Blackburn has started ever since at middle linebacker. S Kenny Phillips called him "spectacular." GM Jerry Reese said Blackburn has "calmed things down" since his arrival. And head coach Tom Coughlin said Wednesday that he has been asked 972 Blackburn questions this week. From the couch to the world's biggest stage, Blackburn has become something of a folk hero the past two months.
That means questions about his ever-growing hair ("It has been eight weeks and I plan on cutting it when we win," he said) as well as ticket requests from people he hasn't heard from in months ("I appreciate the support from everyone, but there are only so many tickets you can get.").
But the best part of Blackburn's story is that he already was transitioning into the next phase of his life prior to his arrival. He had a chance run-in with a former high school teacher who thought Blackburn would make a great teacher himself, and it just so happened that a woman at his school was about to go on maternity leave for the second semester. Blackburn, fearing the worst and preparing for that call never to come, applied for the job.
In the meanwhile, just in case, he was staying in shape. During the lockout, Blackburn worked out with NFL LBs A.J. Hawk and Bobby Carpenter in Columbus, Ohio, close to Blackburn's home. "They were great workouts, but once they left for training camp, I was by myself," he said. There was no training camp, no two-a-days and no football Sundays — at least not those on the field. "It was tough to watch football those first 11 weeks," Blackburn said.
The teaching gig became more of a reality and less of a fallback option.
"I was going through the process of applying (for the teaching job) when the Giants called me," he said. "I was pretty close to (accepting it)."
No offense to the substitute teaching, but at that point Blackburn was so excited about his chance to return to the NFL — and so sick of working out alone — he could have pushed a Prowler sled from Ohio to the Meadowlands.
The Giants were pretty glad to have him, too.
"When we got Chase, it was like, 'Okay, at least we got somebody who knows the defense who can fill in,'" Giants S Antrel Rolle said. "Once that he got in, we (had) to make sure that we embraced (changes) in the right way that it doesn't skip a beat. We're here now."
Here is the Super Bowl, but Rolle also means how the defense has improved. In the first 11 games before Blackburn's arrival, the team allowed 25.2 points per game.
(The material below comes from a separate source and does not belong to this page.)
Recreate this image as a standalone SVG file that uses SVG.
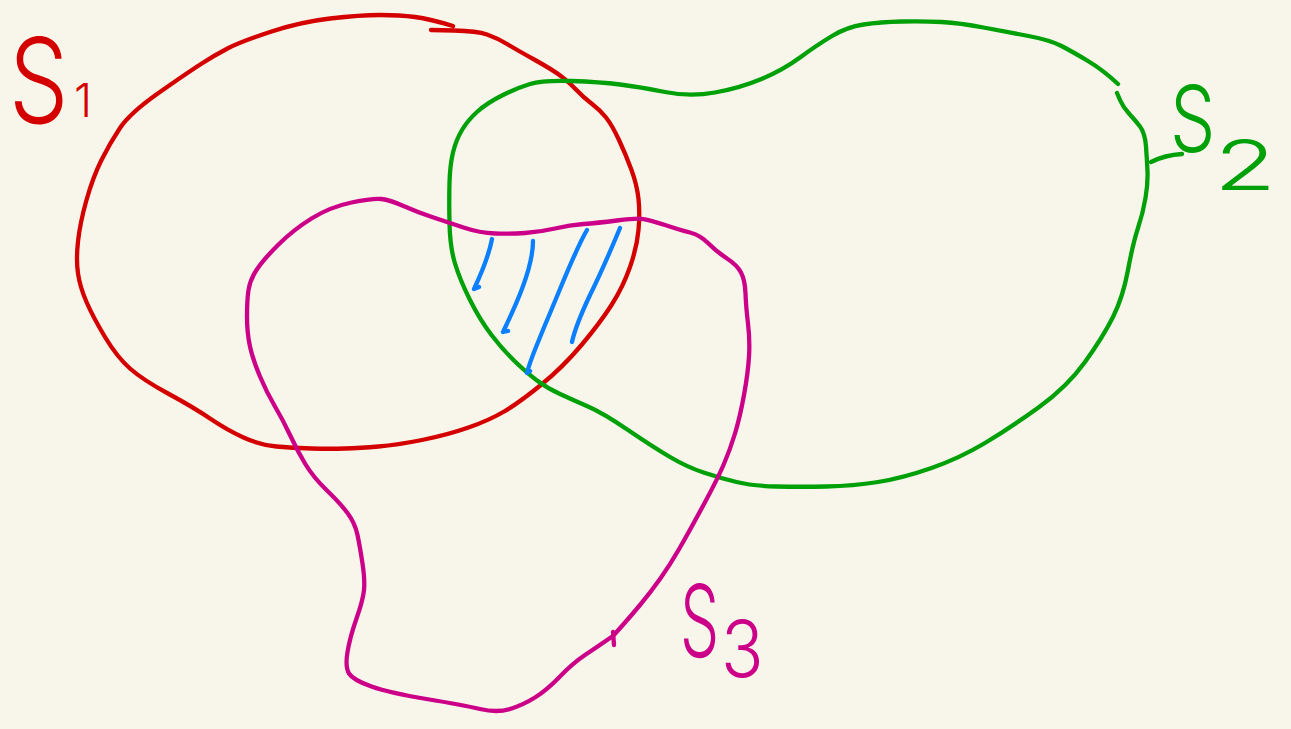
<svg xmlns="http://www.w3.org/2000/svg" width="1291" height="729" viewBox="0 0 1291 729">
<style>
.stroke{fill:none;stroke-width:4.3;stroke-linecap:round;stroke-linejoin:round}
.red{stroke:#d40000}.green{stroke:#00a008}.mag{stroke:#cc0088}.blue{stroke:#0a7fff}
.lbl{font-family:Inter,"Noto Sans","Liberation Sans",sans-serif;font-weight:300}
.lr{fill:#d40000}.lg{fill:#00a008}.lm{fill:#cc0088}
</style>
<rect width="1291" height="729" fill="#f8f6ea"/>
<g id="S1">
<path class="stroke red" d="M453,26 Q430,19 415,17 Q400,15 380,15 Q360,15 330,18.5 Q300,22 270,32 Q240,42 227.5,48.5 Q215,55 201,64 Q187,73 158.5,93 Q130,113 120,128 Q110,143 101.5,160 Q93,177 86.5,200 Q80,223 78,241.5 Q76,260 78,273.5 Q80,287 86.5,302 Q93,317 105,337 Q117,357 130,368.5 Q143,380 168,393.5 Q193,407 210,418.5 Q227,430 243.5,437.5 Q260,445 276.5,446.5 Q293,448 311.5,448.5 Q330,449 345,448.5 Q360,448 378.5,446.5 Q397,445 422,440 Q447,435 468.5,427.5 Q490,420 505,411 Q520,402 541.5,384.5 Q563,367 581.5,345 Q600,323 611.5,305 Q623,287 630,267 Q637,247 638.5,230 Q640,213 638.5,199 Q637,185 631.5,170 Q626,155 619,140 Q612,125 606,117.5 Q600,110 591.5,103.5 Q583,97 576.5,90 Q570,83 561.5,76.5 Q553,70 535,60 Q517,50 507,44 Q497,38 487,34.5 Q477,31 454,30.5 L431,30"/>
<text class="lbl lr" transform="translate(9,123) scale(0.84,1.05)" font-size="112">S</text>
<text class="lbl lr" x="74" y="117" font-size="46">1</text>
</g>
<g id="S2">
<path class="stroke green" d="M1118,84 Q1103,70 1088,61 Q1073,52 1061.5,46 Q1050,40 1028.5,36 Q1007,32 983.5,27.5 Q960,23 941.5,22 Q923,21 901.5,21.5 Q880,22 863.5,24.5 Q847,27 832,36 Q817,45 800,57.5 Q783,70 761.5,79 Q740,88 715,92.5 Q690,97 665,92 Q640,87 620,84.5 Q600,82 571.5,81 Q543,80 530,84 Q517,88 502,95.5 Q487,103 477.5,111.5 Q468,120 462,130 Q456,140 453,152.5 Q450,165 449.5,182.5 Q449,200 449.5,223.5 Q450,247 455,263.5 Q460,280 470,300 Q480,320 491.5,335 Q503,350 515,361.5 Q527,373 537,380.5 Q547,388 560,394 Q573,400 588,406.5 Q603,413 628,430 Q653,447 670,457 Q687,467 703.5,472.5 Q720,478 736.5,482 Q753,486 776.5,486.5 Q800,487 826.5,486.5 Q853,486 878,482 Q903,478 931.5,468 Q960,458 985,443 Q1010,428 1038.5,407.5 Q1067,387 1085,362 Q1103,337 1113,317 Q1123,297 1128,270 Q1133,243 1138,228 Q1143,213 1145.5,198 Q1148,183 1147.5,171.5 Q1147,160 1146,146.5 Q1145,133 1140,126.5 Q1135,120 1129,113.5 Q1123,107 1120,100 L1117,93"/>
<path class="stroke green" d="M1151,162 Q1165,155 1182,154"/>
<text class="lbl lg" transform="translate(1170,152) scale(0.78,1)" font-size="92">S</text>
<text class="lbl lg" transform="translate(1214,190) scale(1.45,1)" font-size="70">2</text>
</g>
<g id="S3">
<path class="stroke mag" d="M613,636 Q597,647 585,655 Q573,663 560,676.5 Q547,690 535,697.5 Q523,705 510,709 Q497,713 480,709 Q463,705 426.5,699 Q390,693 371.5,686.5 Q353,680 349,673.5 Q345,667 347.5,652 Q350,637 356.5,618.5 Q363,600 364,590 Q365,580 362.5,563.5 Q360,547 357.5,535 Q355,523 347.5,513 Q340,503 326.5,490 Q313,477 305,463.5 Q297,450 290,435 Q283,420 275,406.5 Q267,393 260,376.5 Q253,360 250,346.5 Q247,333 247,316.5 Q247,300 248.5,290 Q250,280 256.5,270 Q263,260 278,245 Q293,230 311.5,218.5 Q330,207 351.5,202.5 Q373,198 381.5,199 Q390,200 403.5,206 Q417,212 432,217 Q447,222 463.5,227.5 Q480,233 495,233.5 Q510,234 525,233 Q540,232 555,228.5 Q570,225 583.5,224 Q597,223 617,220.5 Q637,218 643.5,219 Q650,220 665,225 Q680,230 690,232.5 Q700,235 708.5,243.5 Q717,252 727,258.5 Q737,265 741,272.5 Q745,280 745.5,293.5 Q746,307 748,323.5 Q750,340 749,356.5 Q748,373 744,395 Q740,417 735,433.5 Q730,450 723.5,465 Q717,480 703.5,505 Q690,530 680,547.5 Q670,565 660,579 Q650,593 640,605 Q630,617 621.5,626.5 L613,636"/>
<path class="stroke mag" d="M613,632 L614,645"/>
<text class="lbl lm" transform="translate(680,657) scale(0.62,1)" font-size="100">S</text>
<text class="lbl lm" transform="translate(721,677) scale(0.9,1)" font-size="78">3</text>
</g>
<g id="hatch">
<path class="stroke blue" d="M492,239 C489,255 482,272 474,289 L479,287"/>
<path class="stroke blue" d="M533,241 C533,268 516,305 503,332 L508,331"/>
<path class="stroke blue" d="M587,230 C575,250 560,290 545,325 C537,345 530,360 527,373 L530,371"/>
<path class="stroke blue" d="M620,228 C610,252 600,275 590,295 C582,312 575,328 572,342"/>
</g>
</svg>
In the eight since, including playoffs, that number has fallen to 20.3, including 13.0 in the playoffs.
Blackburn has been a bit banged up the past few weeks with a calf injury, but otherwise he's all-systems-go for Sunday. And he'll be part of a defense that must find a way to slow down the Patriots' passing game, which can do a lot of damage between the hashes with maybe the game's best underneath slot receiver in Wes Welker and a TE pair like no other in Rob Gronkowski (assuming he's healthy) and Aaron Hernandez.
"We cannot let them get the run going because Tom Brady can be dangerous when he runs play-action pass," Blackburn said. "We need to stop that early and pursue the passing game. We know they are dangerous with the passing game as well, but that gives us a chance to get some pressure on the quarterback."
You'll see a lot of Blackburn on Sunday, filling against the run, maybe covering one of those tight ends or perhaps running down a punt. And if Coughlin needs something else in a pinch, Blackburn will be there.
"He's probably one of three of our players who has the positive supportive role on the sidelines for offense and special teams," Coughlin said. "He's really jumped right in and done more than you can ask of anybody to help in as many ways as he can. He'll volunteer to do anything; he's just that kind of guy."
At this point, he's just happy to be here. Cliché? You bet. Blackburn doesn't care what you call it. He doesn't care now how his season started. He's not thinking about what might have been. He is simply soaking up what has been a fortuitous turn of events.
"Maybe if I had been there earlier in the year, I would have had a career-ending injury, who knows? Even if I had been in training camp," Blackburn said, "it's still crazy to think I am here, playing in a Super Bowl."